Es gehe nicht um eine pauschale Verunglimpfung aller Soldaten als Verbrecher, betont Oberbürgermeister Christian Uhde (SPD), als er die Ausstellung in München am 24. Februar 1997 eröffnet: "Sie nennt die Befehle, sie nennt die Verbrechen, sie nennt die Namen." Anhand von Lageberichten hoher Militärs, Tagebucheintragungen einfacher Soldaten und Hunderten von Fotos will die Ausstellung das Bild der angeblich sauberen Wehrmacht korrigieren. Denn was sich im Osten abgespielt habe, sei ein Ausrottungskrieg gegen Juden, Kriegsgefangene und Zivilbevölkerung gewesen, erklärt Reemtsma. Die Ausstellung ist zuvor bereits in 15 Städten gezeigt worden, das erste Mal 1995 in Hamburg. Doch in München eskaliert die Situation, als der "Bayernkurier" den Initiatoren vorwirft, sie führten "einen moralischen Feldzug gegen das deutsche Volk", und die CSU-Fraktion im Landtag sich fast geschlossen gegen die Ausstellung ausspricht. München wird zum Schauplatz der größten Demonstration von Rechtsradikalen seit Anfang der 70er Jahre. Die NPD fordert Gauweiler zur Mitgliedschaft auf. In anderen Städten kommt es danach ebenfalls zu größeren Demonstrationen gegen die Ausstellung, in Saarbrücken sogar zu einem Sprengstoffanschlag. Wenige Wochen nach den Ereignissen in München debattiert der Bundestag über die Wehrmachtsausstellung.

Mit diesen Reaktionen habe er nicht gerechnet, sagt Reemtsma rückblickend. Denn die Verbrechen der Wehrmacht und ihre "wirklich große Nähe" zur Judenvernichtung seien bereits vor Ausstellungbeginn bekannt gewesen. Der Streit wird weiter angeheizt, als der polnische Historiker Bogdan Musial den Vorwurf erhebt, Fotos seien falsch zugeordnet und "bewusst" mit falschen Begleittexten versehen worden: "Die ganze Konzeption ist falsch." Nach anhaltender Kritik von Fachwissenschaftlern lässt Reemtsma die Ausstellung im Herbst 1999 schließen und beauftragt mit der Begutachtung eine unabhängige Historikerkommission.
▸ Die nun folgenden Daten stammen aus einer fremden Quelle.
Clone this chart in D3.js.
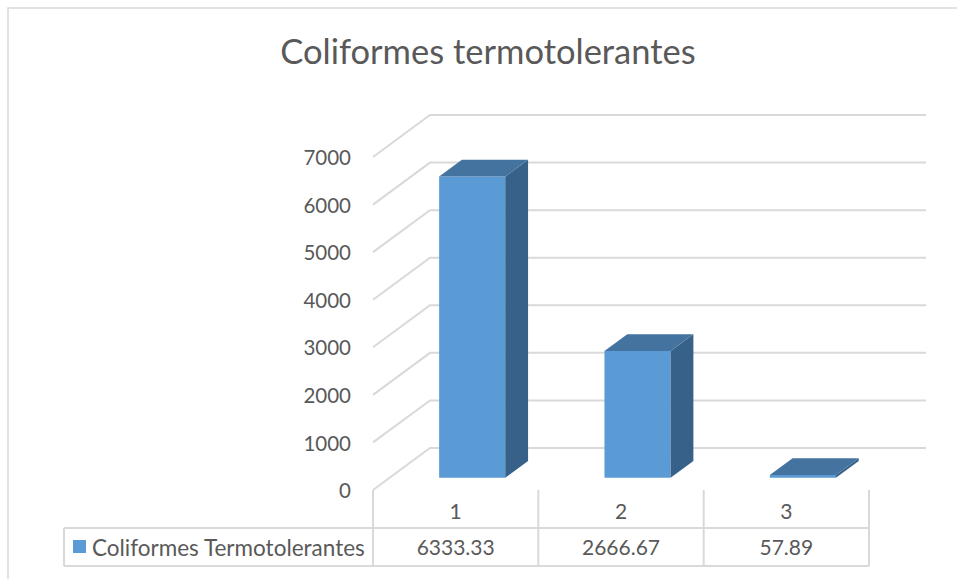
<!DOCTYPE html>
<html>
<head>
<meta charset="utf-8">
<script src="https://cdn.jsdelivr.net/npm/d3@7"></script>
<style>
  body { margin: 0; background: #fff; }
  text { font-family: Lato, "Liberation Sans", sans-serif; fill: #595959; }
</style>
</head>
<body>
<div id="chart"></div>
<script>
// chart values
const categories = ["1", "2", "3"];
const values = [6333.33, 2666.67, 57.89];
const valueLabels = ["6333.33", "2666.67", "57.89"];
const seriesName = "Coliformes Termotolerantes";
const yTicks = [0, 1000, 2000, 3000, 4000, 5000, 6000, 7000];

const width = 957, height = 579;

const svg = d3.select("#chart").append("svg")
    .attr("width", width)
    .attr("height", height);

// outer chart frame (only top and left edges show in the picture)
svg.append("rect")
    .attr("x", 8).attr("y", 8)
    .attr("width", 1000).attr("height", 1000)
    .attr("fill", "none")
    .attr("stroke", "#d9d9d9")
    .attr("stroke-width", 1.5);

// title
svg.append("text")
    .attr("x", 488).attr("y", 64)
    .attr("text-anchor", "middle")
    .attr("font-size", 34.5)
    .text("Coliformes termotolerantes");

// front plane scales + depth vector for the 3d look
const x = d3.scaleBand()
    .domain(categories)
    .range([373, 869])
    .paddingInner(0.6)
    .paddingOuter(0.3);

const y = d3.scaleLinear()
    .domain([0, 7000])
    .range([490, 157]);

const depth = { dx: 57, dy: -42 };
const barFront = 0.29, barBack = 0.69;

function proj(px, v, d) {
    return [px + d * depth.dx, y(v) + d * depth.dy];
}

// gridlines: diagonal side wall + back wall
const grid = svg.append("g");
yTicks.forEach(t => {
    const a = proj(x.range()[0], t, 0);
    const b = proj(x.range()[0], t, 1);
    const c = proj(x.range()[1], t, 1);
    grid.append("path")
        .attr("d", d3.line()([a, b, c]))
        .attr("fill", "none")
        .attr("stroke", "#d9d9d9")
        .attr("stroke-width", 2);
});

// y axis labels
svg.append("g").selectAll("text")
    .data(yTicks)
    .enter().append("text")
    .attr("x", 351)
    .attr("y", d => y(d) + 1)
    .attr("dy", "0.35em")
    .attr("text-anchor", "end")
    .attr("font-size", 20.5)
    .text(d => d);

// bars
const bars = svg.append("g");
categories.forEach((c, i) => {
    const v = values[i];
    const x0 = x(c), x1 = x(c) + x.bandwidth();
    const fbl = proj(x0, 0, barFront), fbr = proj(x1, 0, barFront);
    const ftl = proj(x0, v, barFront), ftr = proj(x1, v, barFront);
    const bbr = proj(x1, 0, barBack);
    const btl = proj(x0, v, barBack), btr = proj(x1, v, barBack);

    bars.append("path")
        .attr("d", d3.line()([fbl, fbr, ftr, ftl]) + "Z")
        .attr("fill", "#5b9bd5");
    bars.append("path")
        .attr("d", d3.line()([fbr, bbr, btr, ftr]) + "Z")
        .attr("fill", "#386189");
    bars.append("path")
        .attr("d", d3.line()([ftl, ftr, btr, btl]) + "Z")
        .attr("fill", "#44739f");
});

// data table
const table = svg.append("g")
    .attr("stroke", "#d9d9d9")
    .attr("stroke-width", 2);
const rowTop = 490, rowMid = 528, rowBot = 566, tableLeft = 64;
const edges = [x.range()[0]].concat(categories.map(c => x(c) - x.step() * x.paddingInner() / 2 + x.step()));
edges.forEach(e => {
    table.append("line").attr("x1", e).attr("x2", e).attr("y1", rowTop).attr("y2", rowBot);
});
table.append("line").attr("x1", tableLeft).attr("x2", x.range()[1]).attr("y1", rowMid).attr("y2", rowMid);
table.append("line").attr("x1", tableLeft).attr("x2", x.range()[1]).attr("y1", rowBot).attr("y2", rowBot);
table.append("line").attr("x1", tableLeft).attr("x2", tableLeft).attr("y1", rowMid).attr("y2", rowBot);

const colCenter = i => (edges[i] + edges[i + 1]) / 2;

svg.append("g").selectAll("text")
    .data(categories)
    .enter().append("text")
    .attr("x", (d, i) => colCenter(i))
    .attr("y", (rowTop + rowMid) / 2 + 3)
    .attr("dy", "0.35em")
    .attr("text-anchor", "middle")
    .attr("font-size", 21)
    .text(d => d);

svg.append("g").selectAll("text")
    .data(valueLabels)
    .enter().append("text")
    .attr("x", (d, i) => colCenter(i))
    .attr("y", (rowMid + rowBot) / 2 + 1)
    .attr("dy", "0.35em")
    .attr("text-anchor", "middle")
    .attr("font-size", 21)
    .text(d => d);

// legend key in the table's first cell
svg.append("rect")
    .attr("x", 73).attr("y", 540)
    .attr("width", 13).attr("height", 13)
    .attr("fill", "#5b9bd5");
svg.append("text")
    .attr("x", 92)
    .attr("y", (rowMid + rowBot) / 2 + 1)
    .attr("dy", "0.35em")
    .attr("font-size", 22.5)
    .text(seriesName);
</script>
</body>
</html>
Dieses beanstandet zwar einige Fehler und Flüchtigkeiten, nicht aber die ganze Konzeption. Die Ausstellung wird gründlich überarbeitet und im November 2001 unter dem Titel "Verbrechen der Wehrmacht - Dimensionen des Vernichtungskrieges 1941 bis 1944" wiedereröffnet. Am wesentlichen Inhalt ändert sich im Vergleich zur ersten Ausstellung nichts: Die Wehrmacht als Organisation ist "an allen Verbrechen des Regimes beteiligt gewesen", bilanziert Reemtsma.